The most important chapter in my parenting book will address dealing with other parents. There always will be parents who truly believe everything they do is more complicated, more difficult and much better than anything you do, whether it’s loading the dishwasher or organizing children’s outings. Poke your fingers in your ears and ignore them.
And remember Frey’s First Law of Parenting Physics: For every parent, there is an equal or better, more well-dressed parent with shinier hair. This is not to say you should stop trying, but that you should just go about your business happily in workout clothes and a ponytail if you don’t have time to change. People in California do it every day.

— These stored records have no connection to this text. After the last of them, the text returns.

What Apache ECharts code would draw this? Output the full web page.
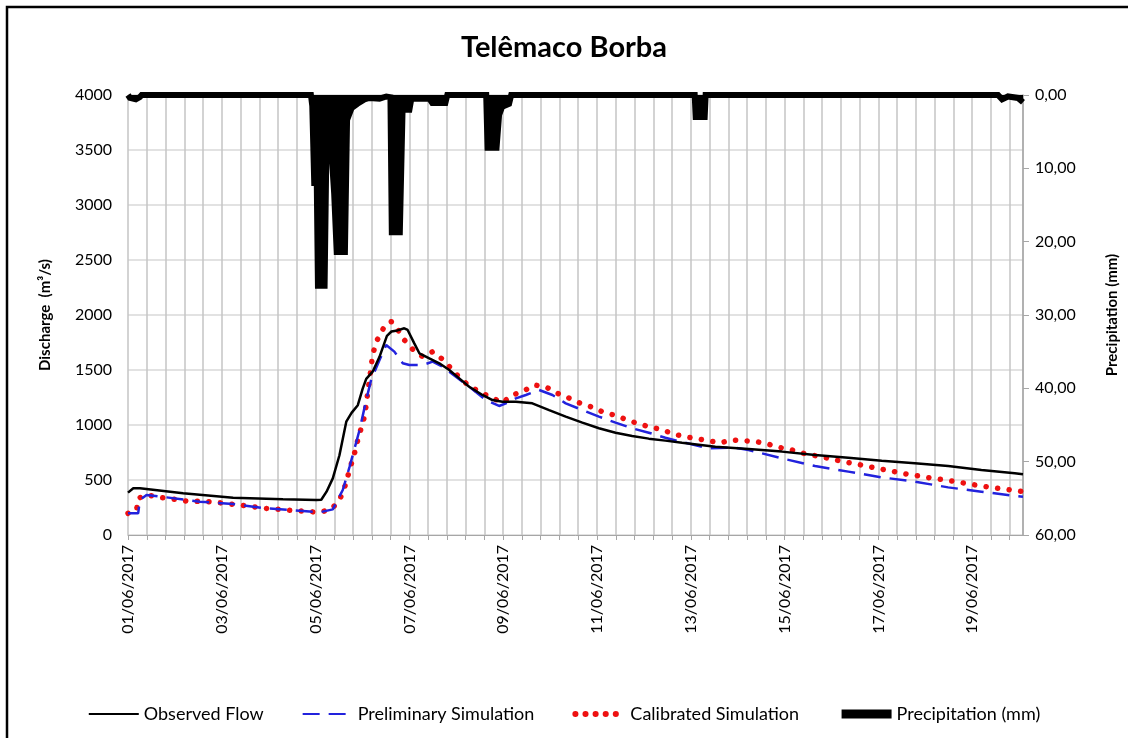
<!DOCTYPE html>
<html>
<head>
<meta charset="utf-8">
<script src="https://cdn.jsdelivr.net/npm/echarts@6/dist/echarts.min.js"></script>
<style>
  html, body { margin: 0; padding: 0; background: #fff; }
  #main { width: 1128px; height: 738px; }
</style>
</head>
<body>
<div id="main"></div>
<script>
// time in hours from 01/06/2017 00:00
var hourMax = 458;
var gridStep = 9.6;   // vertical gridlines
var labelStep = 48;   // a date label every 2 days

// [hour, discharge m3/s]
var observedFlow = [
  [0, 385], [2.7, 425], [6.1, 425], [28.2, 379], [53.8, 339], [79.3, 324], [96.4, 318],
  [98.9, 320], [101.6, 394], [104.8, 515], [108.2, 725], [111.7, 1030], [114.4, 1110],
  [117.6, 1180], [120.1, 1330], [121.9, 1420], [125.2, 1485], [128.7, 1620], [132.5, 1810],
  [134.8, 1850], [137.9, 1860], [141.4, 1879], [143.1, 1864], [146.5, 1742], [149.1, 1652],
  [154.2, 1606], [159.3, 1561], [164.4, 1500], [169.5, 1424], [174.6, 1348], [181.4, 1273],
  [186.5, 1227], [191.6, 1212], [198.5, 1212], [206.9, 1197], [215.5, 1136], [224, 1076],
  [232.5, 1021], [241, 970], [249.5, 930], [258, 900], [266.5, 876], [275, 858], [283.5, 838],
  [300.6, 803], [317.6, 782], [334.6, 758], [351.6, 727], [368.6, 703], [385.7, 676],
  [402.7, 652], [419.7, 627], [436.7, 591], [453.8, 561], [458, 552]
];

var preliminarySim = [
  [0, 197], [5.2, 197], [6.1, 318], [9.5, 364], [19.8, 342], [36.8, 303], [53.8, 282],
  [70.8, 242], [87.8, 221], [98, 206], [104.8, 233], [109.9, 409], [113.4, 621], [118.5, 955],
  [121.9, 1227], [124.4, 1409], [128.7, 1591], [132.1, 1727], [136.3, 1667], [140.6, 1561],
  [144, 1545], [150.8, 1545], [155.9, 1576], [161, 1530], [167.8, 1439], [174.6, 1348],
  [183.2, 1227], [189.9, 1173], [193.4, 1197], [198.5, 1242], [203.6, 1273], [210.4, 1318],
  [217.2, 1273], [224, 1197], [232.5, 1136], [241, 1076], [249.5, 1021], [258, 970],
  [266.5, 930], [275, 884], [283.5, 845], [297.2, 788], [310.8, 794], [317.6, 773],
  [334.6, 697], [351.6, 627], [368.6, 576], [385.7, 524], [402.7, 485], [419.7, 433],
  [436.7, 394], [453.8, 355], [458, 348]
];

var calibratedSim = [
  [0, 197], [4.4, 227], [5.2, 333], [9.5, 364], [16.3, 342], [29.9, 309], [41.8, 303],
  [53.8, 279], [70.8, 242], [85.8, 221], [98, 206], [104, 233], [108.2, 318], [110.7, 424],
  [112.4, 530], [114.1, 636], [115.9, 742], [117.6, 864], [119.3, 970], [121, 1076],
  [121.9, 1182], [122.7, 1303], [123.6, 1409], [124.4, 1530], [125.2, 1636], [126.9, 1748],
  [129.5, 1848], [132.9, 1930], [134.8, 1939], [137.9, 1870], [141.4, 1773], [145.7, 1688],
  [150.8, 1621], [155.9, 1667], [161, 1597], [165.3, 1515], [169.5, 1433], [174.6, 1355],
  [179.7, 1303], [185.7, 1252], [191.6, 1203], [196.7, 1273], [201.8, 1303], [207.8, 1364],
  [213.8, 1348], [218.9, 1294], [224.8, 1252], [230.8, 1203], [236.8, 1167], [242.7, 1121],
  [248.6, 1091], [254.6, 1052], [260.6, 1015], [266.5, 985], [272.5, 961], [278.4, 924],
  [284.4, 894], [290.4, 879], [296.3, 858], [303.2, 839], [309.2, 864], [315.1, 858],
  [321.9, 848], [327.9, 824], [333.8, 794], [339.8, 773], [345.7, 742], [352.5, 718],
  [358.5, 697], [364.4, 673], [370.4, 652], [377.2, 630], [383.1, 606], [389.9, 585],
  [395.9, 561], [401.9, 545], [408.7, 524], [414.6, 509], [420.6, 494], [426.6, 476],
  [433.4, 455], [439.3, 439], [445.3, 424], [452.1, 409], [458, 394]
];

// [hour, mm]
var precipitation = [
  [0, 0], [1, 0.4], [4, 0.6], [6, 0.3], [7, 0], [93.6, 0], [94.3, 1.5], [95.3, 12], [96.6, 12],
  [97.2, 26], [100.6, 26], [101.6, 6], [103.7, 6], [104.5, 9.3], [105.5, 13.4], [106.8, 21.4],
  [111, 21.4], [112.1, 3.4], [114.4, 1.8], [117.4, 1.2], [121, 0.6], [123.6, 0.4],
  [128.7, 0.5], [132.2, 0.2], [134.3, 0.3], [135, 18.7], [139.1, 18.7], [140.5, 2], [144, 2],
  [145, 0.5], [154.2, 0.5], [155.7, 1.1], [162.4, 1.1], [163.4, 0], [183.3, 0], [184, 7.2],
  [188.6, 7.2], [189.9, 2.7], [191.5, 1.6], [195, 1.2], [196.1, 0], [290, 0], [290.5, 3],
  [295.1, 3], [295.6, 0], [445.2, 0], [447.3, 0.6], [450.3, 0.2], [455.4, 0.4], [458, 1]
];

var seriesNames = ['Observed Flow', 'Preliminary Simulation', 'Calibrated Simulation', 'Precipitation (mm)'];

function pad(n) { return n < 10 ? '0' + n : '' + n; }

var font = 'Lato, "Open Sans", sans-serif';
var hidden = 'rgba(0,0,0,0)'; // keeps the legend to a plain line, no marker
var chart = echarts.init(document.getElementById('main'));

chart.setOption({
  backgroundColor: '#fff',
  animation: false,
  textStyle: { fontFamily: font },
  title: {
    text: 'Telêmaco Borba',
    left: 'center',
    top: 28,
    textStyle: { fontSize: 29, fontWeight: 'bold', color: '#000', fontFamily: font }
  },
  graphic: [{
    type: 'rect',
    shape: { x: 7, y: 7, width: 1140, height: 760 },
    style: { fill: 'none', stroke: '#000', lineWidth: 2.5 },
    silent: true
  }],
  grid: { left: 128, right: 103, top: 95, bottom: 203 },
  legend: {
    data: [
      { name: seriesNames[0] },
      { name: seriesNames[1] },
      { name: seriesNames[2], lineStyle: { width: 6, type: [0.1, 10], cap: 'round' } },
      { name: seriesNames[3], lineStyle: { width: 9 } }
    ],
    left: 'center',
    top: 700,
    itemWidth: 50,
    itemHeight: 12,
    itemGap: 38,
    textStyle: { fontSize: 18, color: '#000', fontFamily: font }
  },
  xAxis: {
    type: 'value',
    min: 0,
    max: hourMax,
    interval: gridStep,
    axisLine: { show: true, lineStyle: { color: '#a6a6a6', width: 1 } },
    axisTick: { show: true, length: 5, lineStyle: { color: '#a6a6a6' } },
    splitLine: { show: true, lineStyle: { color: '#c4c4c4', width: 1.5 } },
    axisLabel: {
      rotate: 90,
      margin: 10,
      fontSize: 16,
      color: '#000',
      showMaxLabel: false,
      formatter: function (v) {
        var k = v / labelStep;
        if (Math.abs(k - Math.round(k)) > 1e-6) return '';
        var day = 1 + Math.round(v / 24);
        return pad(day) + '/06/2017';
      }
    }
  },
  yAxis: [{
    type: 'value',
    min: 0,
    max: 4000,
    interval: 500,
    name: 'Discharge  (m³/s)',
    nameLocation: 'middle',
    nameRotate: 90,
    nameGap: 75,
    nameTextStyle: { fontSize: 15, fontWeight: 'bold', color: '#000', fontFamily: font },
    axisLine: { show: false },
    axisTick: { show: false },
    axisLabel: { fontSize: 16, color: '#000', margin: 16, formatter: function (v) { return String(v); } },
    splitLine: { show: true, lineStyle: { color: '#d9d9d9', width: 1.5 } }
  }, {
    type: 'value',
    min: 0,
    max: 60,
    interval: 10,
    inverse: true,
    position: 'right',
    name: 'Precipitation (mm)',
    nameLocation: 'middle',
    nameRotate: 90,
    nameGap: 82,
    nameTextStyle: { fontSize: 15, fontWeight: 'bold', color: '#000', fontFamily: font },
    axisLine: { show: true, lineStyle: { color: '#a6a6a6', width: 1.5 } },
    axisTick: { show: true, length: 6, lineStyle: { color: '#a6a6a6' } },
    axisLabel: {
      fontSize: 16, color: '#000', margin: 12,
      formatter: function (v) { return v.toFixed(2).replace('.', ','); }
    },
    splitLine: { show: false }
  }],
  series: [{
    name: 'Precipitation (mm)',
    type: 'line',
    yAxisIndex: 1,
    data: precipitation,
    symbol: 'none',
    clip: false,
    lineStyle: { color: '#000', width: 6, join: 'miter' },
    areaStyle: { color: '#000', opacity: 1 },
    itemStyle: { color: hidden },
    z: 2
  }, {
    name: 'Calibrated Simulation',
    type: 'line',
    data: calibratedSim,
    symbol: 'none',
    lineStyle: { color: '#ee1111', width: 5.5, type: [0.1, 11.5], cap: 'round' },
    itemStyle: { color: hidden },
    z: 3
  }, {
    name: 'Preliminary Simulation',
    type: 'line',
    data: preliminarySim,
    symbol: 'none',
    lineStyle: { color: '#2222dd', width: 2.5, type: [17, 9] },
    itemStyle: { color: hidden },
    z: 4
  }, {
    name: 'Observed Flow',
    type: 'line',
    data: observedFlow,
    symbol: 'none',
    lineStyle: { color: '#000', width: 2.5 },
    itemStyle: { color: hidden },
    z: 5
  }]
});
</script>
</body>
</html>
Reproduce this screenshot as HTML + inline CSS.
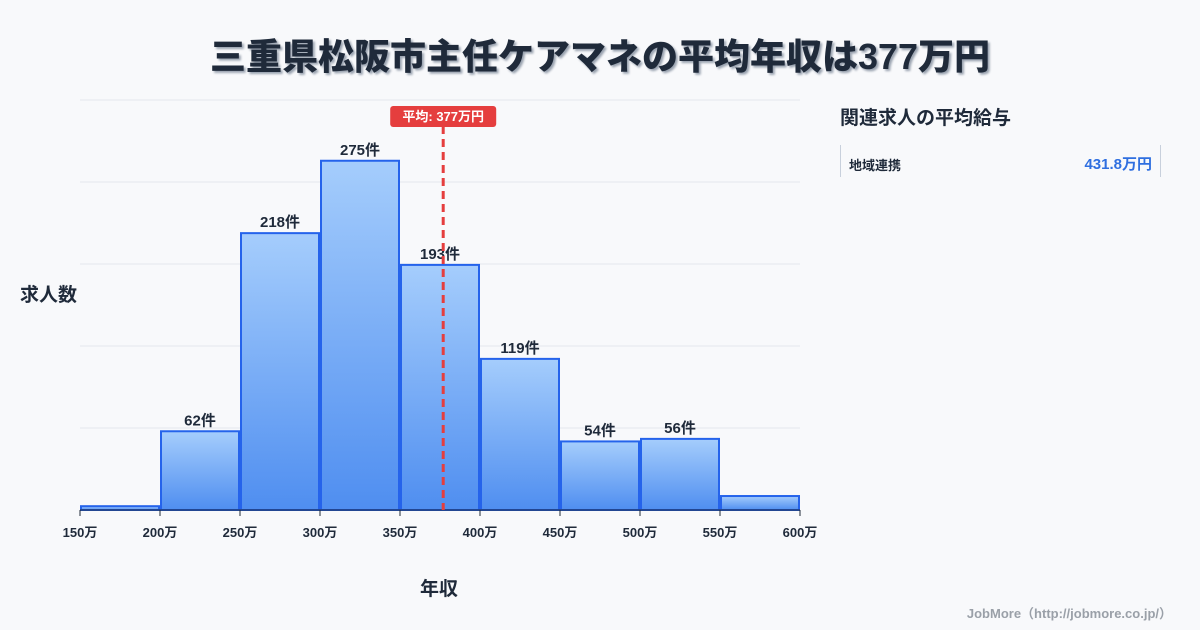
<!DOCTYPE html>
<html><head><meta charset="utf-8"><style>
body{margin:0;width:1200px;height:630px;background:#f8f9fb;font-family:"Liberation Sans","Noto Sans CJK JP",sans-serif;overflow:hidden;position:relative}
.t{position:absolute}
</style></head><body>
<div class="t" style="left:0;width:1200px;top:28px;text-align:center;font-size:36px;font-weight:900;color:#1f2a3a;text-shadow:2px 2px 2px #9aa3b0">三重県松阪市主任ケアマネの平均年収は377万円</div>
<div class="t" style="left:20px;top:280px;font-size:19px;font-weight:700;color:#1f2a3a">求人数</div>
<div class="t" style="left:420px;top:574px;font-size:19px;font-weight:700;color:#1f2a3a">年収</div>
<div class="t" style="left:840px;top:103px;font-size:19px;font-weight:700;color:#1f2a3a">関連求人の平均給与</div>
<div class="t" style="left:840px;top:145px;width:319px;height:32px;border-left:1px solid #c8d0dc;border-right:1px solid #c8d0dc">
<span style="position:absolute;left:8px;top:10px;font-size:13px;font-weight:700;color:#1f2a3a">地域連携</span>
<span style="position:absolute;right:8px;top:8px;font-size:15px;font-weight:700;color:#2f6fe0">431.8万円</span></div>
<div class="t" style="right:28px;top:603px;font-size:13px;font-weight:700;color:#9aa0a8">JobMore（http://jobmore.co.jp/）</div>
<svg id="c" width="1200" height="630" style="position:absolute;left:0;top:0">
<defs><linearGradient id="g" x1="0" y1="0" x2="0" y2="1"><stop offset="0" stop-color="#a5cdfc"/><stop offset="1" stop-color="#4f8ef0"/></linearGradient></defs>
</svg>
<script>
const binStarts=[150,200,250,300,350,400,450,500,550];
const counts=[3,62,218,275,193,119,54,56,11];
const showLabel=[false,true,true,true,true,true,true,true,false];
const xTicks=[150,200,250,300,350,400,450,500,550,600];
const meanValue=377;
const svg=document.getElementById('c');const NS='http://www.w3.org/2000/svg';
const x=v=>80+(v-150)*1.6, y=v=>510-v*1.27;
function mk(t,a){const e=document.createElementNS(NS,t);for(const k in a)e.setAttribute(k,a[k]);svg.appendChild(e);return e;}
for(let i=0;i<6;i++){const g=mk('line',{x1:80,x2:800,y1:510-i*82,y2:510-i*82,stroke:'#e3e7ed'});

}
binStarts.forEach((b,i)=>{const r=mk('rect',{x:x(b)+1,y:y(counts[i]),width:78,height:510-y(counts[i]),fill:'url(#g)',stroke:'#2563eb','stroke-width':2});


if(showLabel[i]){const t=mk('text',{x:x(b)+40,y:y(counts[i])-6,'text-anchor':'middle','font-size':15,'font-weight':700,fill:'#1f2a3a'});t.textContent=counts[i]+'件';

}});
const ax=mk('line',{x1:80,x2:800,y1:510,y2:510,stroke:'#1f2a3a'});


xTicks.forEach(v=>{const tk=mk('line',{x1:x(v),x2:x(v),y1:510,y2:516,stroke:'#1f2a3a'});


const t=mk('text',{x:x(v),y:537,'text-anchor':'middle','font-size':13,'font-weight':700,fill:'#1f2a3a'});t.textContent=v+'万';

});
const mx=x(meanValue);
const ml=mk('line',{x1:mx,x2:mx,y1:126,y2:510,stroke:'#e53e3e','stroke-width':3,'stroke-dasharray':'8,5'});


const mb=mk('rect',{x:mx-53,y:106,width:106,height:21,rx:3,fill:'#e53e3e'});


const mt=mk('text',{x:mx,y:121,'text-anchor':'middle','font-size':13,'font-weight':700,fill:'#fff'});mt.textContent='平均: '+meanValue+'万円';


</script>
</body></html>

I know there are lots of media outlets – books, articles, DVDs, etc. – giving parenting advice by qualified professionals. But some of these so-called doctors of psychiatry don’t get into the true heart of the matter. They don’t address where to find cookies at 7:00 am the morning of the holiday you volunteered for in 1992. They pretend that their kids brush their teeth twice a day every day. I once read an article about trendy strollers entitled “You Are What You Push.” It led me to understand I am a Target Model XWU2003. But I know I am so much more than that. In my heart I am a Stokke Xplory.
And that would make a good title for my book. If I ever get to it. I’ve been soooooo busy lately with room mothering, working, picking up the dry cleaning … and, of course, raising perfect children.